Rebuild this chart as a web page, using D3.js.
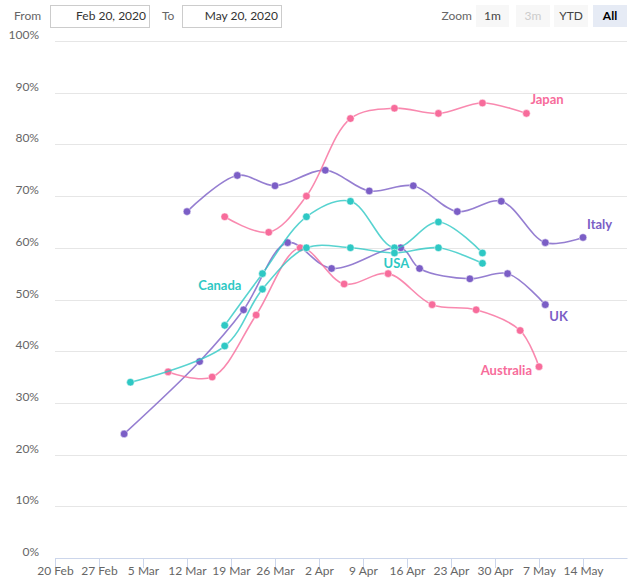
<!DOCTYPE html>
<html>
<head>
<meta charset="utf-8">
<script src="https://cdn.jsdelivr.net/npm/d3@7"></script>
<style>
  body { margin: 0; background: #fff; }
  svg { font-family: Lato, "Open Sans", sans-serif; display: block; }
</style>
</head>
<body>
<div id="chart"></div>
<script>
// survey data, share of respondents (%)
const italyDates = ["2020-03-12","2020-03-20","2020-03-26","2020-04-03","2020-04-10","2020-04-17","2020-04-24","2020-05-01","2020-05-08","2020-05-14"];
const italyValues = [67, 74, 72, 75, 71, 72, 67, 69, 61, 62];

const ukDates = ["2020-03-02","2020-03-14","2020-03-21","2020-03-28","2020-04-04","2020-04-15","2020-04-18","2020-04-26","2020-05-02","2020-05-08"];
const ukValues = [24, 38, 48, 61, 56, 60, 56, 54, 55, 49];

const japanDates = ["2020-03-18","2020-03-25","2020-03-31","2020-04-07","2020-04-14","2020-04-21","2020-04-28","2020-05-05"];
const japanValues = [66, 63, 70, 85, 87, 86, 88, 86];

const australiaDates = ["2020-03-09","2020-03-16","2020-03-23","2020-03-30","2020-04-06","2020-04-13","2020-04-20","2020-04-27","2020-05-04","2020-05-07"];
const australiaValues = [36, 35, 47, 60, 53, 55, 49, 48, 44, 37];

const canadaDates = ["2020-03-18","2020-03-24","2020-03-31","2020-04-07","2020-04-14","2020-04-21","2020-04-28"];
const canadaValues = [45, 55, 66, 69, 60, 65, 59];

const usaDates = ["2020-03-03","2020-03-18","2020-03-24","2020-03-31","2020-04-07","2020-04-14","2020-04-21","2020-04-28"];
const usaValues = [34, 41, 52, 60, 60, 59, 60, 57];

const yTicks = [0, 10, 20, 30, 40, 50, 60, 70, 80, 90, 100];
const zoomButtons = ["1m", "3m", "YTD", "All"];

const pink = "#f76c9b", purple = "#7b5ec6", cyan = "#2ec8c4";

// label placement: which point the label hangs off, and the offset from it
const series = [
  { name: "Italy", dates: italyDates, values: italyValues, color: purple, at: -1, dx: 4, dy: -8, anchor: "start" },
  { name: "UK", dates: ukDates, values: ukValues, color: purple, at: -1, dx: 4, dy: 16, anchor: "start" },
  { name: "Japan", dates: japanDates, values: japanValues, color: pink, at: -1, dx: 4, dy: -9, anchor: "start" },
  { name: "Australia", dates: australiaDates, values: australiaValues, color: pink, at: -1, dx: -7, dy: 8, anchor: "end" },
  { name: "Canada", dates: canadaDates, values: canadaValues, color: cyan, at: 1, dx: -21, dy: 16, anchor: "end" },
  { name: "USA", dates: usaDates, values: usaValues, color: cyan, at: 5, dx: 2, dy: 15, anchor: "middle" },
];

const W = 628, H = 582;
const margin = { top: 41, right: 1, bottom: 24, left: 55 };
const width = W - margin.left - margin.right;
const height = H - margin.top - margin.bottom;

const parse = d3.utcParse("%Y-%m-%d");

const svg = d3.select("#chart").append("svg")
  .attr("width", W)
  .attr("height", H);

// range selector row
const ctrl = svg.append("g").attr("font-size", 12);
ctrl.append("text").attr("x", 14).attr("y", 20).attr("fill", "#666").text("From");
ctrl.append("rect").attr("x", 50.5).attr("y", 5.5).attr("width", 99).attr("height", 22)
  .attr("fill", "#fff").attr("stroke", "#ccc");
ctrl.append("text").attr("x", 146).attr("y", 20).attr("text-anchor", "end").attr("fill", "#333").text("Feb 20, 2020");
ctrl.append("text").attr("x", 162).attr("y", 20).attr("fill", "#666").text("To");
ctrl.append("rect").attr("x", 182.5).attr("y", 5.5).attr("width", 99).attr("height", 22)
  .attr("fill", "#fff").attr("stroke", "#ccc");
ctrl.append("text").attr("x", 278).attr("y", 20).attr("text-anchor", "end").attr("fill", "#333").text("May 20, 2020");
ctrl.append("text").attr("x", 472).attr("y", 20).attr("text-anchor", "end").attr("fill", "#666").text("Zoom");

const btnX = [476, 516, 554, 593];
const btnW = [33, 34, 34, 34];
zoomButtons.forEach((b, i) => {
  const sel = b === "All", off = b === "3m";
  ctrl.append("rect").attr("x", btnX[i]).attr("y", 5).attr("width", btnW[i]).attr("height", 22)
    .attr("fill", sel ? "#e6ebf5" : "#f7f7f7");
  ctrl.append("text").attr("x", btnX[i] + btnW[i] / 2).attr("y", 20).attr("text-anchor", "middle")
    .attr("fill", sel ? "#000" : off ? "#ccc" : "#444")
    .attr("font-weight", sel ? "bold" : "normal")
    .text(b);
});

const g = svg.append("g").attr("transform", `translate(${margin.left},${margin.top})`);

const x = d3.scaleUtc()
  .domain([parse("2020-02-20"), parse("2020-05-21")])
  .range([0, width]);

const y = d3.scaleLinear().domain([0, 100]).range([height, 0]);

// gridlines
g.append("g")
  .selectAll("line")
  .data(yTicks.filter(d => d > 0))
  .join("line")
  .attr("x1", 0).attr("x2", width)
  .attr("y1", d => Math.round(y(d)) + 0.5).attr("y2", d => Math.round(y(d)) + 0.5)
  .attr("stroke", "#e6e6e6");

// y labels
g.append("g")
  .selectAll("text")
  .data(yTicks)
  .join("text")
  .attr("x", -16).attr("y", d => y(d) - 2)
  .attr("text-anchor", "end")
  .attr("font-size", 12)
  .attr("fill", "#666")
  .text(d => d + "%");

// x axis
const tickDates = d3.utcDay.range(parse("2020-02-20"), parse("2020-05-15"), 7);
const xAxis = g.append("g")
  .attr("transform", `translate(0,${height})`)
  .call(d3.axisBottom(x).tickValues(tickDates).tickFormat(d3.utcFormat("%-d %b")).tickSize(10).tickPadding(4).tickSizeOuter(0));
xAxis.select(".domain").attr("stroke", "#ccd6eb");
xAxis.selectAll(".tick line").attr("stroke", "#ccd6eb");
xAxis.selectAll(".tick text").attr("fill", "#666").attr("font-size", 12).attr("font-family", "Lato, sans-serif")
  .attr("y", 8);

const line = d3.line()
  .x(d => x(d.date))
  .y(d => y(d.value))
  .curve(d3.curveCatmullRom.alpha(0.5));

series.forEach(s => {
  s.points = s.dates.map((d, i) => ({ date: parse(d), value: s.values[i] }));
});

const sg = g.selectAll(".series").data(series).join("g").attr("class", "series");

sg.append("path")
  .attr("d", s => line(s.points))
  .attr("fill", "none")
  .attr("stroke", s => s.color)
  .attr("stroke-width", 1.6)
  .attr("stroke-opacity", 0.8);

sg.selectAll("circle")
  .data(s => s.points.map(p => ({ ...p, color: s.color })))
  .join("circle")
  .attr("cx", d => x(d.date))
  .attr("cy", d => y(d.value))
  .attr("r", 3.8)
  .attr("fill", d => d.color)
  .attr("stroke", "#fff")
  .attr("stroke-opacity", 0.5)
  .attr("stroke-width", 1);

// series labels
sg.append("text")
  .attr("x", s => {
    const p = s.points.at(s.at);
    return x(p.date) + s.dx;
  })
  .attr("y", s => {
    const p = s.points.at(s.at);
    return y(p.value) + s.dy;
  })
  .attr("text-anchor", s => s.anchor)
  .attr("font-size", 13)
  .attr("font-weight", "bold")
  .attr("fill", s => s.color)
  .text(s => s.name);
</script>
</body>
</html>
● ● ●
**Required task:** Extract the lines exactly, please: the first line of the listing, the line with "const usaValues = [34, 41, 52, 60, 60, 59, 60, 57];", and every line between them, but no pictures.

**Response for this exercise:**
Rebuild this chart as a web page, using D3.js.
<!DOCTYPE html>
<html>
<head>
<meta charset="utf-8">
<script src="https://cdn.jsdelivr.net/npm/d3@7"></script>
<style>
  body { margin: 0; background: #fff; }
  svg { font-family: Lato, "Open Sans", sans-serif; display: block; }
</style>
</head>
<body>
<div id="chart"></div>
<script>
// survey data, share of respondents (%)
const italyDates = ["2020-03-12","2020-03-20","2020-03-26","2020-04-03","2020-04-10","2020-04-17","2020-04-24","2020-05-01","2020-05-08","2020-05-14"];
const italyValues = [67, 74, 72, 75, 71, 72, 67, 69, 61, 62];

const ukDates = ["2020-03-02","2020-03-14","2020-03-21","2020-03-28","2020-04-04","2020-04-15","2020-04-18","2020-04-26","2020-05-02","2020-05-08"];
const ukValues = [24, 38, 48, 61, 56, 60, 56, 54, 55, 49];

const japanDates = ["2020-03-18","2020-03-25","2020-03-31","2020-04-07","2020-04-14","2020-04-21","2020-04-28","2020-05-05"];
const japanValues = [66, 63, 70, 85, 87, 86, 88, 86];

const australiaDates = ["2020-03-09","2020-03-16","2020-03-23","2020-03-30","2020-04-06","2020-04-13","2020-04-20","2020-04-27","2020-05-04","2020-05-07"];
const australiaValues = [36, 35, 47, 60, 53, 55, 49, 48, 44, 37];

const canadaDates = ["2020-03-18","2020-03-24","2020-03-31","2020-04-07","2020-04-14","2020-04-21","2020-04-28"];
const canadaValues = [45, 55, 66, 69, 60, 65, 59];

const usaDates = ["2020-03-03","2020-03-18","2020-03-24","2020-03-31","2020-04-07","2020-04-14","2020-04-21","2020-04-28"];
const usaValues = [34, 41, 52, 60, 60, 59, 60, 57];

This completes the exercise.